Pros of Hiring Friends and Family
Trustworthiness: Knowing an employee personally often means you can trust them more than a stranger. In an environment where member safety, financial transactions, and the integrity of equipment are critical, having someone you trust can be invaluable.
Loyalty: Friends and family are likelier to stick around through tough times, be committed to your gym’s success, and prioritise its needs.
Familiarity: Communication often comes naturally with someone you know well, allowing for quicker decision-making and easier problem-solving.
Cost-Effective Training: Given their relationship with you, they may require less formal training, saving you both time and resources.
Cons of Hiring Friends and Family
Performance: Are you employing this individual because of your personal relationship, or genuinely because they bring something positive to the business? If this person wasn’t a friend or family member, would you really be hiring them?
Blurred Boundaries: When personal relationships mix with professional settings, lines can blur. It might be challenging to give critical feedback or make tough decisions, like firing or disciplining them.
Perceived Favouritism: Other employees may feel that your friends or family are receiving preferential treatment, which can lead to a hostile work environment.
Compromised Professionalism: It's easy for casual behaviour to sneak in. Overly informal interactions might come across as unprofessional to members or other staff. It is also easy for cliques to form, and for other personnel to feel unable or uncomfortable raising concerns or suggesting alternatives.
Potential for Personal Fallout: If a professional relationship goes sour, it can spill over into personal life, and vice versa.
Tips for a Balanced Approach
So, if you're considering hiring someone you know personally, how can you tip the scales towards success? Here are a few tips:
Set Clear Boundaries: Discuss the distinction between personal and professional relationships before employing a friend or family member. Establish boundaries and expectations from the outset.
Formalize the Hiring Process: Make sure every hire, including friends and family, undergo the same rigorous hiring process. This can mitigate perceptions of favouritism and ensure you bring on someone truly qualified.
Open Communication: Foster an environment where open communication is encouraged. If issues arise, tackle them head-on to prevent them from escalating.
Consider their Qualifications: Evaluating whether they're truly the best fit for the role beyond the personal connection is crucial.
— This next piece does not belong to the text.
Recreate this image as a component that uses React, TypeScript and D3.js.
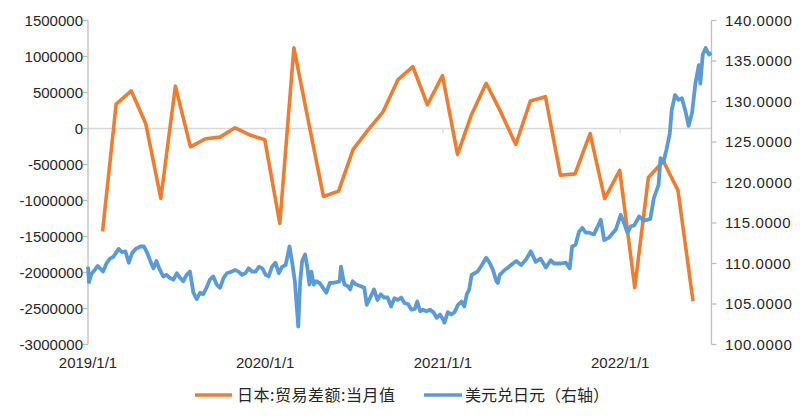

Feedback Mechanism: Establish regular check-ins and performance evaluations. This provides an opportunity for both parties to discuss concerns or areas of improvement.
The decision to hire friends and family into your gym shouldn’t be taken lightly. Like any intense workout, there are benefits and challenges to this approach. By understanding the implications, setting clear boundaries, and maintaining open communication, you can make an informed choice supporting your business's health and success.